Segundo Lucon, o trabalho extrajudicial pode ajudar a Justiça, principalmente na desjudicialização da saúde. “A judicialização da saúde é um problema tormentoso, e o CNJ tem feito um trabalho espetacular. É importante fazer com que as coisas funcionem antes de eclodir. Se eclodir, temos de valorizar os processos coletivos”, disse.
Observatório
O painel de encerramento do seminário contou com a participação de dois dos coordenadores científicos do evento, o ministro do STJ Villas Bôas Cueva e o advogado Henrique Ávila, conselheiro do CNJ, além dos advogados e professores Georges Abboud e Sergio Bermudes.

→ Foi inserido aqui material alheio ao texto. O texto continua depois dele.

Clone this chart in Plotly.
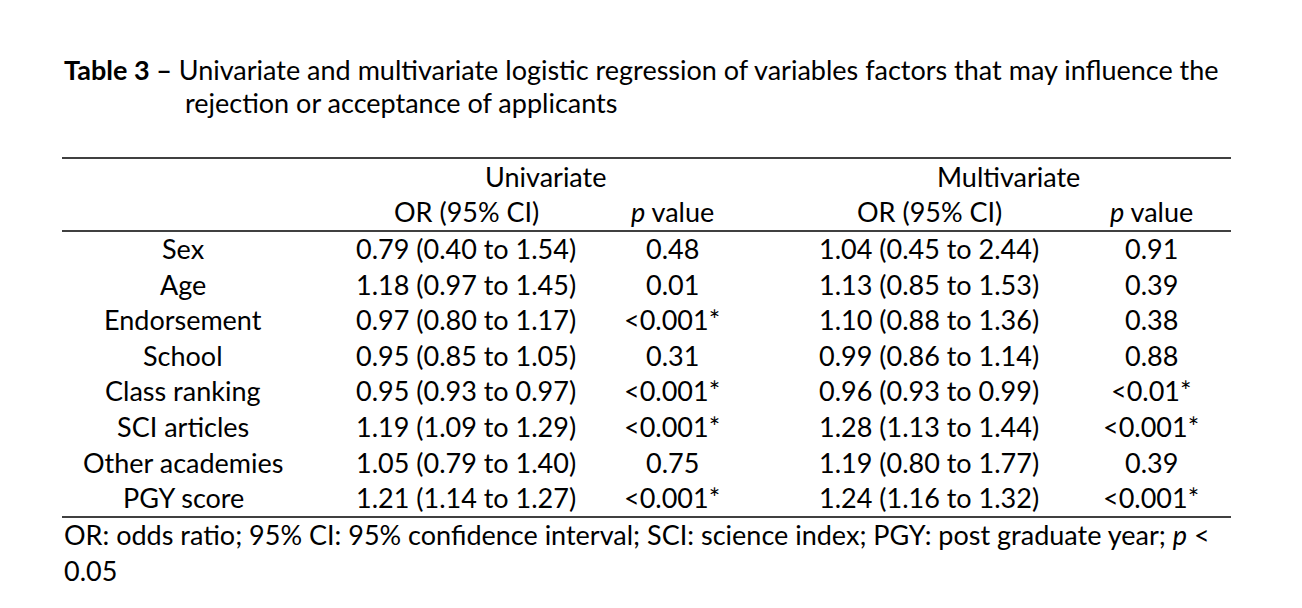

Georges Abboud abriu o painel com a apresentação de caminhos para a melhoria da “situação de quase colapso” do sistema judiciário brasileiro. A primeira reflexão apresentada por ele diz respeito à possibilidade de delimitação de matérias ou assuntos que não deveriam ser analisados pelo Judiciário.
Para Abboud, a demarcação dos limites da atuação judicial não representaria um obstáculo a um Judiciário democrático, mas sim uma forma de evitar a “atuação insidiosa” do Poder Judiciário em outras esferas institucionais.
A outra alternativa apontada por Georges Abboud tem relação com a “proceduralização”, um mecanismo para enfrentamento de problemas complexos pelo Judiciário que não signifiquem necessariamente a concretização da coisa julgada e da resolução de mérito. Segundo o advogado, a procedularização foi aplicada pelo Supremo Tribunal Federal ao homologar o recente acordo entre poupadores e instituições financeiras para colocar fim às demandas relacionadas aos expurgos inflacionários.
Último palestrante do dia, o professor Sergio Bermudes lembrou que, muitas vezes, o advogado é compelido a insistir no processo e nos instrumentos recursais, inclusive por pressão dos próprios clientes. Bermudes também lembrou a necessidade de reconhecer a Justiça como serviço público e, dessa forma, garantir-lhe recursos necessários para o seu funcionamento e aprimoramento.
Ao final do evento, o ministro Villas Bôas Cueva anunciou a criação de um observatório de precedentes judiciais, a ser administrado pela FGV. O observatório servirá para monitorar, analisar e estudar os precedentes, “talvez a grande alavanca de transformação da Justiça”, segundo o ministro Villas Bôas Cueva.